Researchers within the Observational Health Data Services and Informatics (OHDSI) community were recently awarded a $10 million contract from the U.S. Food and Drug Administration (FDA) to provide support to the Biologics Effectiveness and Safety (BEST) program, which was launched by the FDA Center for Biologics Evaluation and Research (CBER) in 2017.
The lead research team, primarily comprised of OHDSI personnel from Columbia University, UCLA, and Northeastern University, will provide support to the BEST system in its mission to conduct safety and effectiveness surveillance of biologic products (vaccines, blood and blood products, tissues and advanced therapeutics).
The effort will include serving in a convening role to develop methods related to using observational data from electronic health records and administrative claims to study the effectiveness and safety of biologics, work collaboratively with FDA staff to plan, develop, coordinate, host and convene meetings and workshops, and educate FDA staff and external stakeholders on the BEST infrastructure, capabilities, and applications that serve FDA and stakeholder needs.

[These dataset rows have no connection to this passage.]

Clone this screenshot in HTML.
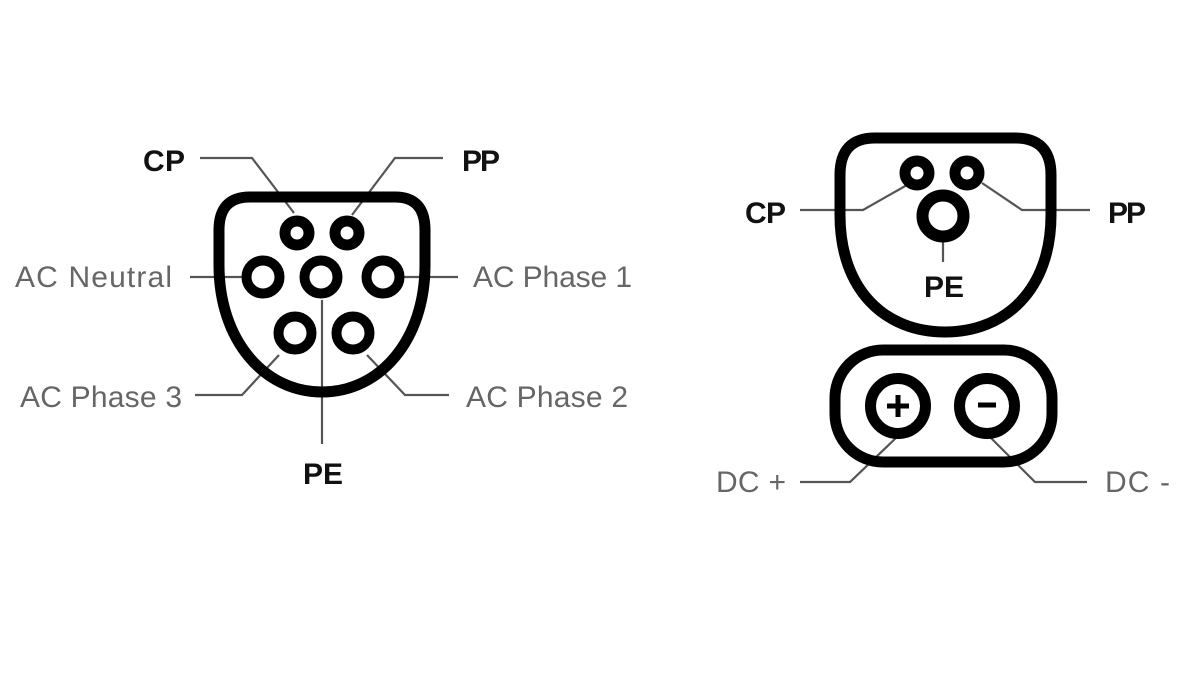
<!DOCTYPE html>
<html><head><meta charset="utf-8"><style>
html,body{margin:0;padding:0;background:#fff;}
svg{display:block;}
.b{font-family:"Liberation Sans",sans-serif;font-weight:bold;font-size:30px;fill:#111;}
.g{font-family:"Liberation Sans",sans-serif;font-size:30px;fill:#666;}
</style></head><body>
<svg width="1200" height="674" viewBox="0 0 1200 674" xmlns="http://www.w3.org/2000/svg">
<rect width="1200" height="674" fill="#fff"/>
<!-- connectors -->
<g stroke="#555" stroke-width="2.2" fill="none">
<polyline points="200,158 252,158 294,213"/>
<polyline points="352,215 395,158 443,158"/>
<line x1="190" y1="277" x2="246" y2="277"/>
<line x1="398" y1="277" x2="458" y2="277"/>
<polyline points="279,355 242,395 195,395"/>
<polyline points="367,355 405,395 449,395"/>
<line x1="322" y1="300" x2="322" y2="444"/>
<polyline points="907,185 863,210 800,210"/>
<polyline points="982,183 1022,210 1090,210"/>
<line x1="943" y1="236" x2="943" y2="262"/>
<polyline points="897,437 850,482 800,482"/>
<polyline points="990,437 1035,482 1087,482"/>
</g>
<!-- left connector -->
<g stroke="#000" fill="none">
<path d="M250 197 L395 197 Q425 197 425 230 L425 265 C425 340 380 392 322 392 C264 392 219 340 219 265 L219 230 Q219 197 250 197 Z" stroke-width="11"/>
<circle cx="297" cy="233" r="12" stroke-width="11"/>
<circle cx="347" cy="233" r="12" stroke-width="11"/>
<circle cx="263" cy="277" r="16.5" stroke-width="10"/>
<circle cx="321" cy="277" r="16.5" stroke-width="10"/>
<circle cx="383" cy="277" r="16.5" stroke-width="10"/>
<circle cx="295" cy="333" r="16.5" stroke-width="10"/>
<circle cx="353" cy="333" r="16.5" stroke-width="10"/>
</g>
<!-- right connector -->
<g stroke="#000" fill="none">
<path d="M875 138 L1015 138 Q1051 138 1051 175 L1051 215 C1051 290 1005 332 945 332 C885 332 840 290 840 215 L840 175 Q840 138 875 138 Z" stroke-width="11"/>
<circle cx="917" cy="173" r="12" stroke-width="11"/>
<circle cx="967" cy="173" r="12" stroke-width="11"/>
<circle cx="943" cy="216" r="20.5" stroke-width="12"/>
<rect x="835" y="350" width="217" height="112" rx="48" stroke-width="11"/>
<circle cx="898" cy="406" r="27.5" stroke-width="11"/>
<circle cx="987" cy="406" r="27.5" stroke-width="11"/>
</g>
<g stroke="#000" stroke-width="5">
<line x1="887" y1="406" x2="909" y2="406"/>
<line x1="898" y1="395" x2="898" y2="417"/>
<line x1="978" y1="405" x2="996" y2="405"/>
</g>
<!-- labels -->
<text class="b" x="143" y="171" textLength="42">CP</text>
<text class="b" x="462" y="171" textLength="38">PP</text>
<text class="b" x="303" y="484" textLength="40">PE</text>
<text class="g" x="15" y="287" textLength="157">AC Neutral</text>
<text class="g" x="473" y="287" textLength="159">AC Phase 1</text>
<text class="g" x="20" y="407" textLength="162">AC Phase 3</text>
<text class="g" x="466" y="407" textLength="162">AC Phase 2</text>
<text class="b" x="745" y="223" textLength="41">CP</text>
<text class="b" x="1108" y="223" textLength="38">PP</text>
<text class="b" x="924" y="297" textLength="40">PE</text>
<text class="g" x="716" y="492" textLength="70">DC +</text>
<text class="g" x="1105" y="492" textLength="65">DC -</text>
</svg>
</body></html>
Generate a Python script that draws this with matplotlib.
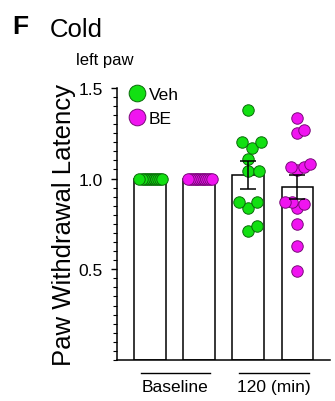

“Sound approaches to monitor vaccine safety and effectiveness across large populations have their limitations; this is particularly important with the upcoming roll-out of COVID-19 vaccination programs, and we stand ready to help,” said Marc Suchard, Professor of Biostatistics at UCLA, who will lead methods development under this contract.
With collaborators from more than 30 nations around the world and over one billion patient records across 130 databases mapped to the Observational Medical Outcomes Partnership (OMOP) Common Data Model, the OHDSI community has both developed open-source tools to produce reliable, reproducible real-world evidence and published studies that have impacted both methodological research (LEGEND principles, ENCePP guidelines) and clinical decision-making (Lancet antihypertensive study, hydroxychloroquine safety profile).